◆ **SOURCE MATERIAL**
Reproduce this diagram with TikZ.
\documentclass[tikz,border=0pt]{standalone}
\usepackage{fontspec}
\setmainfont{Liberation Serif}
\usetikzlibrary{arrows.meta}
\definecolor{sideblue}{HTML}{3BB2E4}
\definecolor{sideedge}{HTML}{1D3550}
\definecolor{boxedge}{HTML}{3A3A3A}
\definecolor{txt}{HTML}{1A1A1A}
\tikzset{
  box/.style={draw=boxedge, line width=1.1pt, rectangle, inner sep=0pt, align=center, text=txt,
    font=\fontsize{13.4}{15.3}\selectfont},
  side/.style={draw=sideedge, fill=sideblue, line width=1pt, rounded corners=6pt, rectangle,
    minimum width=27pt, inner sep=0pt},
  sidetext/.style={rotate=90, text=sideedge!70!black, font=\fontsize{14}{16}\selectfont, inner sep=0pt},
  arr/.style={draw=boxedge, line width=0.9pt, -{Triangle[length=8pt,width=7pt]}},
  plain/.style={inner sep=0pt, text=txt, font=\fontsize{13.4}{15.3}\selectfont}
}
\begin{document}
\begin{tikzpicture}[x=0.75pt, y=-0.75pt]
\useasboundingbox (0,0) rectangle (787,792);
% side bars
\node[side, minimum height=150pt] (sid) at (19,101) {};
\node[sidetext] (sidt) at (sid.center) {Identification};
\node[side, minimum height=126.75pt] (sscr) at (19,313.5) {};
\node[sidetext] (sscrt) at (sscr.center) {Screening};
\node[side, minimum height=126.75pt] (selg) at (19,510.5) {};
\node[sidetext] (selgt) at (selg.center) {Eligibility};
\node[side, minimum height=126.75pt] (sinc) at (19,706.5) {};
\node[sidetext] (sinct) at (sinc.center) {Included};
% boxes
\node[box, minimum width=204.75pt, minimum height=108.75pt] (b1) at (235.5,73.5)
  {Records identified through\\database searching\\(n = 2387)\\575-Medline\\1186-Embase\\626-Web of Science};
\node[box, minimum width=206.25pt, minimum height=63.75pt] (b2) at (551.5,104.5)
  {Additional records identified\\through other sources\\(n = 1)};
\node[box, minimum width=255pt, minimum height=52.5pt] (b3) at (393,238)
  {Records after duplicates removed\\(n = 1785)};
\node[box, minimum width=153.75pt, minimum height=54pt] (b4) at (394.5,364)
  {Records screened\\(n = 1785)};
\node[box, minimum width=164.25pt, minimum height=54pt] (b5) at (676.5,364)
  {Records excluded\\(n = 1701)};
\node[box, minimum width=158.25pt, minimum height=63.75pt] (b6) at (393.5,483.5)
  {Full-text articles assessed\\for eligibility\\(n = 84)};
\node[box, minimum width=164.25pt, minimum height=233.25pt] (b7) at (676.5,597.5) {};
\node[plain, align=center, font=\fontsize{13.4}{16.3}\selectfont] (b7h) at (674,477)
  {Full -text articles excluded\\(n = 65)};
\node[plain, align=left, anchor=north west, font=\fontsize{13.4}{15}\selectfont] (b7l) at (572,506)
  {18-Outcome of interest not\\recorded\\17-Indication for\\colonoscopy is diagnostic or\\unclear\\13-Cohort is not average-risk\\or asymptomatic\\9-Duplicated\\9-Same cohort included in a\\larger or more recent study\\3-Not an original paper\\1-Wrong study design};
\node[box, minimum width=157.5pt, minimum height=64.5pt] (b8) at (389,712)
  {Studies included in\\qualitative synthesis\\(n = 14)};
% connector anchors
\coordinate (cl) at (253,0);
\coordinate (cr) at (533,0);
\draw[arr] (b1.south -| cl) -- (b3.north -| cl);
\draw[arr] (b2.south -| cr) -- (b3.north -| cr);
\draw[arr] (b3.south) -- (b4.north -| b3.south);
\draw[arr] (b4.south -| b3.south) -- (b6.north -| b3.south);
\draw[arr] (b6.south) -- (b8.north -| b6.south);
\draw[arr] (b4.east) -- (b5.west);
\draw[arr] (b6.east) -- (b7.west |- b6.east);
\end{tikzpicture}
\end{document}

◆ **TASK PROMPT**
Can you give every line above again, exactly as written?

◆ **WRITTEN SOLUTION**
Reproduce this diagram with TikZ.
\documentclass[tikz,border=0pt]{standalone}
\usepackage{fontspec}
\setmainfont{Liberation Serif}
\usetikzlibrary{arrows.meta}
\definecolor{sideblue}{HTML}{3BB2E4}
\definecolor{sideedge}{HTML}{1D3550}
\definecolor{boxedge}{HTML}{3A3A3A}
\definecolor{txt}{HTML}{1A1A1A}
\tikzset{
  box/.style={draw=boxedge, line width=1.1pt, rectangle, inner sep=0pt, align=center, text=txt,
    font=\fontsize{13.4}{15.3}\selectfont},
  side/.style={draw=sideedge, fill=sideblue, line width=1pt, rounded corners=6pt, rectangle,
    minimum width=27pt, inner sep=0pt},
  sidetext/.style={rotate=90, text=sideedge!70!black, font=\fontsize{14}{16}\selectfont, inner sep=0pt},
  arr/.style={draw=boxedge, line width=0.9pt, -{Triangle[length=8pt,width=7pt]}},
  plain/.style={inner sep=0pt, text=txt, font=\fontsize{13.4}{15.3}\selectfont}
}
\begin{document}
\begin{tikzpicture}[x=0.75pt, y=-0.75pt]
\useasboundingbox (0,0) rectangle (787,792);
% side bars
\node[side, minimum height=150pt] (sid) at (19,101) {};
\node[sidetext] (sidt) at (sid.center) {Identification};
\node[side, minimum height=126.75pt] (sscr) at (19,313.5) {};
\node[sidetext] (sscrt) at (sscr.center) {Screening};
\node[side, minimum height=126.75pt] (selg) at (19,510.5) {};
\node[sidetext] (selgt) at (selg.center) {Eligibility};
\node[side, minimum height=126.75pt] (sinc) at (19,706.5) {};
\node[sidetext] (sinct) at (sinc.center) {Included};
% boxes
\node[box, minimum width=204.75pt, minimum height=108.75pt] (b1) at (235.5,73.5)
  {Records identified through\\database searching\\(n = 2387)\\575-Medline\\1186-Embase\\626-Web of Science};
\node[box, minimum width=206.25pt, minimum height=63.75pt] (b2) at (551.5,104.5)
  {Additional records identified\\through other sources\\(n = 1)};
\node[box, minimum width=255pt, minimum height=52.5pt] (b3) at (393,238)
  {Records after duplicates removed\\(n = 1785)};
\node[box, minimum width=153.75pt, minimum height=54pt] (b4) at (394.5,364)
  {Records screened\\(n = 1785)};
\node[box, minimum width=164.25pt, minimum height=54pt] (b5) at (676.5,364)
  {Records excluded\\(n = 1701)};
\node[box, minimum width=158.25pt, minimum height=63.75pt] (b6) at (393.5,483.5)
  {Full-text articles assessed\\for eligibility\\(n = 84)};
\node[box, minimum width=164.25pt, minimum height=233.25pt] (b7) at (676.5,597.5) {};
\node[plain, align=center, font=\fontsize{13.4}{16.3}\selectfont] (b7h) at (674,477)
  {Full -text articles excluded\\(n = 65)};
\node[plain, align=left, anchor=north west, font=\fontsize{13.4}{15}\selectfont] (b7l) at (572,506)
  {18-Outcome of interest not\\recorded\\17-Indication for\\colonoscopy is diagnostic or\\unclear\\13-Cohort is not average-risk\\or asymptomatic\\9-Duplicated\\9-Same cohort included in a\\larger or more recent study\\3-Not an original paper\\1-Wrong study design};
\node[box, minimum width=157.5pt, minimum height=64.5pt] (b8) at (389,712)
  {Studies included in\\qualitative synthesis\\(n = 14)};
% connector anchors
\coordinate (cl) at (253,0);
\coordinate (cr) at (533,0);
\draw[arr] (b1.south -| cl) -- (b3.north -| cl);
\draw[arr] (b2.south -| cr) -- (b3.north -| cr);
\draw[arr] (b3.south) -- (b4.north -| b3.south);
\draw[arr] (b4.south -| b3.south) -- (b6.north -| b3.south);
\draw[arr] (b6.south) -- (b8.north -| b6.south);
\draw[arr] (b4.east) -- (b5.west);
\draw[arr] (b6.east) -- (b7.west |- b6.east);
\end{tikzpicture}
\end{document}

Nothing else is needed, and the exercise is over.